Vidi pure in un luogo o due la palma dattifera; è un albero maestosissimo, e mi figuro che un boschetto di essi nei loro nativi deserti di Asia o d’Africa debba essere stupendo. Passammo pure San Felipe, graziosa e scomposta città simile a Quillota. La valle in questa parte si allarga in uno di quei grandi golfi o pianure che giungono al piede delle Cordigliere, dei quali si è detto formare una parte tanto curiosa del paesaggio del Chilì. La sera giungemmo alle miniere di Jajuel, situate in un burrone al fianco della grande catena. Mi fermai colà cinque giorni. Il mio ospite, sopraintendente della miniera, era un astuto, ma piuttosto ignorante minatore inglese della Cornovaglia. Aveva sposato una spagnola e non si proponeva di tornare in patria, ma la sua ammirazione per le miniere del suo paese rimaneva illimitata. Fra le altre domande che mi fece, vi era questa: «Ora che Giorgio Rex è morto, quanti membri della famiglia Rex rimangono ancora? » Questo Rex deve essere certamente un parente del grande autore Finis, che scrisse tutti i libri!
Queste miniere sono di rame, ed il minerale vien tutto spedito con navi a Swansea, per essere fuso.
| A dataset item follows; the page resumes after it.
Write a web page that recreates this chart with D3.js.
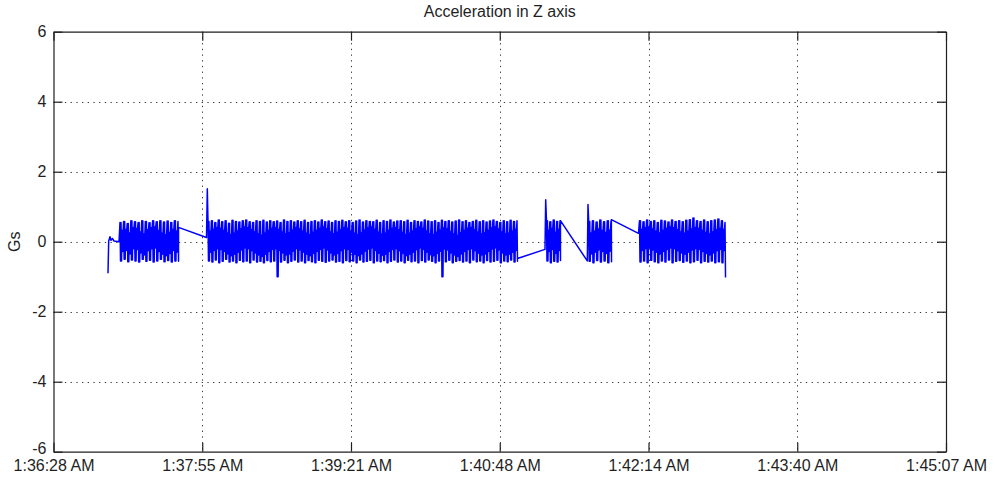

Quindi le miniere hanno un aspetto singolarmente tranquillo, se si paragonano a quelle dell’Inghilterra; qui nè fumo nè fornaci, nè grandi macchine a vapore disturbano la solitudine dei monti circostanti.
Il Governo del Chilì o meglio la legge antica spagnuola, incoraggia con ogni mezzo la ricerca delle miniere. Lo scopritore può sfruttare una miniera sopra ogni terreno pagando sei franchi e venticinque centesimi, e prima di aver pagato questo può scavare anche nel giardino di un altro per venti giorni.